EP by Fuck the Facts
- Released: October 10, 2011
- Recorded: November 2010
- Genre: Grindcore, death metal
- Label: Independent

Fuck the Facts chronology
| Die Miserable (2011) | Misery (2011) | Amer (2013) |

= Misery (EP) =

Misery is the fifth EP by Canadian grindcore band Fuck the Facts. The EP was released on 10 October 2011, in conjunction with their album Die Miserable.

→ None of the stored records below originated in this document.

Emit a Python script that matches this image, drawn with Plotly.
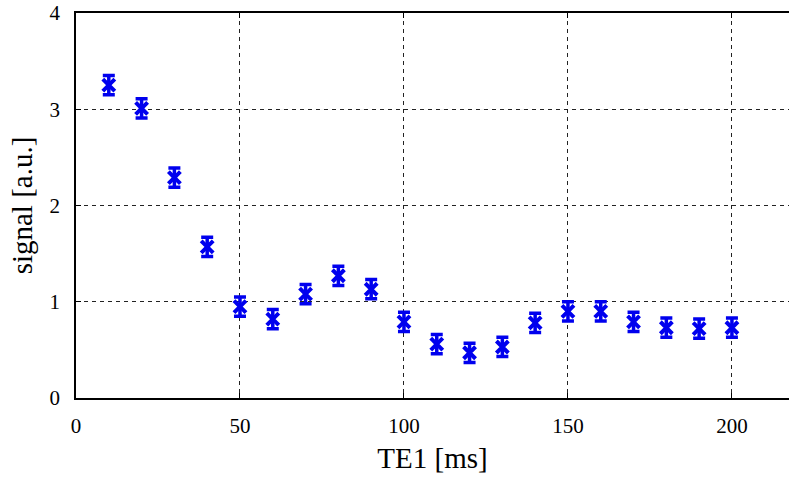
import plotly.graph_objects as go

te1 = [10, 20, 30, 40, 50, 60, 70, 80, 90, 100, 110, 120, 130, 140, 150, 160, 170, 180, 190, 200]
signal = [3.25, 3.01, 2.29, 1.57, 0.95, 0.82, 1.08, 1.27, 1.13, 0.79, 0.56, 0.47, 0.53, 0.78, 0.90, 0.90, 0.79, 0.73, 0.72, 0.73]
err = [0.1] * len(te1)

x_ticks = [0, 50, 100, 150, 200]
y_ticks = [0, 1, 2, 3, 4]

font_family = "Liberation Serif"

fig = go.Figure()
fig.add_trace(go.Scatter(
    x=te1, y=signal, mode="markers",
    marker=dict(symbol="x-thin", size=12, color="#0000ee", line=dict(width=4, color="#0000ee")),
    error_y=dict(type="data", array=err, visible=True, color="#0000ee", thickness=3.5, width=6),
    showlegend=False,
))

fig.update_layout(
    width=789, height=477,
    margin=dict(l=76, r=0, t=13, b=79),
    plot_bgcolor="white", paper_bgcolor="white",
    font=dict(family=font_family, color="black", size=20),
)
fig.update_xaxes(
    range=[0, 217.4], tickvals=x_ticks, ticktext=[str(v) for v in x_ticks],
    showline=True, linecolor="black", linewidth=1.5, mirror="ticks",
    ticks="inside", ticklen=5, tickcolor="black",
    showgrid=True, gridcolor="#222222", gridwidth=1, griddash="4px,4px",
    zeroline=False, automargin=False,
    title=dict(text="TE1 [ms]", font=dict(size=29, family=font_family), standoff=11),
    tickfont=dict(size=21, family=font_family),
    ticklabelstandoff=8,
)
fig.update_yaxes(
    range=[0, 4], tickvals=y_ticks, ticktext=[str(v) for v in y_ticks],
    showline=True, linecolor="black", linewidth=1.5, mirror=False,
    ticks="inside", ticklen=5, tickcolor="black",
    showgrid=True, gridcolor="#222222", gridwidth=1, griddash="4px,4px",
    zeroline=False, automargin=False,
    title=dict(text="signal [a.u.]", font=dict(size=29, family=font_family), standoff=8),
    tickfont=dict(size=21, family=font_family),
    ticklabelstandoff=10,
)

fig.write_html("out.html", config={"displayModeBar": False},
               post_script="document.body.style.margin='0';")
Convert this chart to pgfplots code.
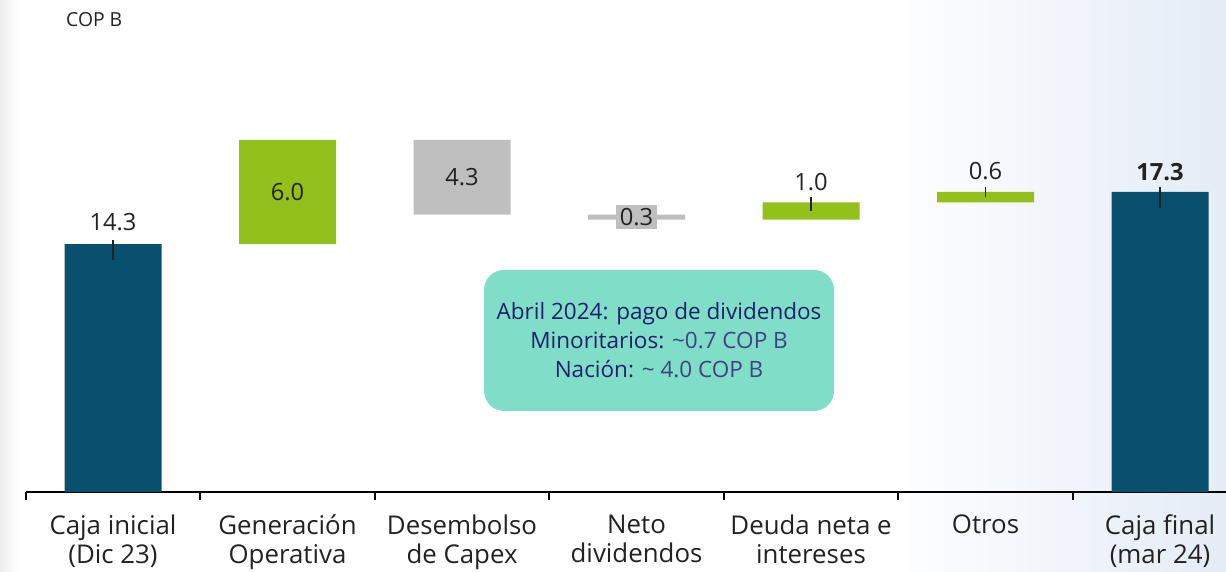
\documentclass[border=0pt]{standalone}
\usepackage{fontspec}
\setmainfont{Open Sans}
\usepackage{pgfplots}
\pgfplotsset{compat=1.18}
\definecolor{navy}{HTML}{08506E}
\definecolor{lime}{HTML}{93C01A}
\definecolor{grey}{HTML}{BFBFBF}
\definecolor{mint}{HTML}{80DEC8}
\definecolor{indigo}{HTML}{1F1F6B}
\definecolor{ink}{HTML}{222222}
\definecolor{haze}{HTML}{E4ECF6}

% waterfall: invisible base + coloured pieces
\pgfplotstableread{
x base total up down
0 0    14.3 0   0
1 14.3 0    6.0 0
2 16.0 0    0   4.3
3 15.7 0    0   0.3
4 15.7 0    1.0 0
5 16.7 0    0.6 0
6 0    17.3 0   0
}\flows

\pgfplotsset{
  frame/.style={
    at={(0.515cm,1.6cm)}, anchor=south west, scale only axis,
    width=24.005cm, height=7.838cm,
    xmin=-0.5, xmax=6.378, ymin=0, ymax=22.6,
    clip=false,
  }
}

\begin{document}
\begin{tikzpicture}
\useasboundingbox (0,0) rectangle (24.52,11.44);
\shade[left color=white, right color=haze] (17.6,0) rectangle (24.52,11.44);
\shade[left color=black!7, right color=white] (0,0) rectangle (0.35,11.44);
\node[anchor=west, font=\fontsize{11}{13}\selectfont, text=ink] at (1.2,11.04) {COP B};

\begin{axis}[frame,
  ybar stacked, bar width=1.94cm,
  axis x line*=bottom, hide y axis,
  x axis line style={-, black, line width=1pt},
  xtick={0,...,6},
  xticklabels={{Caja inicial\\(Dic 23)},{Generación\\Operativa},{Desembolso\\de Capex},{Neto\\dividendos},{Deuda neta e\\intereses},{Otros},{Caja final\\(mar 24)}},
  minor xtick={-0.5,0.5,...,5.5},
  major tick length=0pt, minor tick length=0.16cm,
  xtick align=outside,
  every minor tick/.style={black, line width=1pt},
  xticklabel style={align=center, text=ink, yshift=-0.34cm, font=\fontsize{14.7}{16.5}\selectfont},
]
\addplot[fill=none, draw=none] table[x=x, y=base] {\flows};
\addplot[fill=navy, draw=none] table[x=x, y=total] {\flows};
\addplot[fill=lime, draw=none] table[x=x, y=up] {\flows};
\addplot[fill=grey, draw=none] table[x=x, y=down] {\flows};
\end{axis}

\begin{axis}[frame, hide axis]
\addplot[draw=none, no markers,
  error bars/.cd, y dir=both, y explicit, error mark=none,
  error bar style={draw=ink, solid, line width=0.8pt}]
  coordinates {(0,13.96) +- (0,0.58) (4,16.61) +- (0,0.40) (5,17.30) +- (0,0.29) (6,16.98) +- (0,0.61)};
\begin{scope}[every node/.style={font=\fontsize{13.5}{15}\selectfont, text=ink}]
\node at (axis cs:0,15.57) {14.3};
\node at (axis cs:1,17.3) {6.0};
\node at (axis cs:2,18.15) {4.3};
\node[fill=grey, inner sep=2pt] at (axis cs:3,15.85) {0.3};
\node at (axis cs:4,17.85) {1.0};
\node at (axis cs:5,18.5) {0.6};
\node[font=\fontsize{13.5}{15}\selectfont\bfseries] at (axis cs:6,18.45) {17.3};
\end{scope}
\node[fill=mint, rounded corners=0.4cm, minimum width=7cm, minimum height=2.82cm,
  align=center, text=indigo, font=\fontsize{12.8}{16.5}\selectfont]
  at (axis cs:3.129,8.74)
  {Abril 2024: pago de dividendos\\Minoritarios: {\color{indigo!85}\char`~0.7 COP B}\\Nación: {\color{indigo!85}\char`~\ 4.0 COP B}};
\end{axis}
\end{tikzpicture}
\end{document}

The EP is limited to 500 hand-numbered copies on CD, 100 cassettes, and is also available as a digital download.

==Track listing==

| No. | Title | Length |
|---|---|---|
| 1. | "End of the Line" | 3:26 |
| 2. | "Home" | 1:59 |
| 3. | "Running the Wolverine's Gauntlet" (Jesse Matthewson) | 1:07 |
| 4. | "Impromptu" | 1:24 |
| 5. | "À Contre-Courant" | 0:50 |
| 6. | "Misery" | 6:13 |
| 7. | "Unburden" | 2:10 |
| 8. | "Smooth Beige" | 0:58 |
| 9. | "Inside Out" (Elliot Desgagnés) | 0:54 |

==Personnel==
===Fuck the Facts===
- Topon Das – guitar, mixing, mastering
- Mel Mongeon – vocals, artwork
- Mathieu Vilandré – drums, guitar, vocals
- Marc Bourgon – bass, guitar, vocals
- Johnny Ibay – guitar

===Additional musicians===
- Jesse Matthewson – vocals on "Running the Wolverine's Gauntlet"
- Elliot Desgagnés – vocals on "Inside Out"
- Leigh Newton – guitar noise on "Smooth Beige"

===Production===
- Martin Cleal – recording

==Recording==
The album was recorded at Apartment 2 Studios by the band and Martin Cleal in November 2010. The album was then mixed and mastered by Topon Das in June 2011.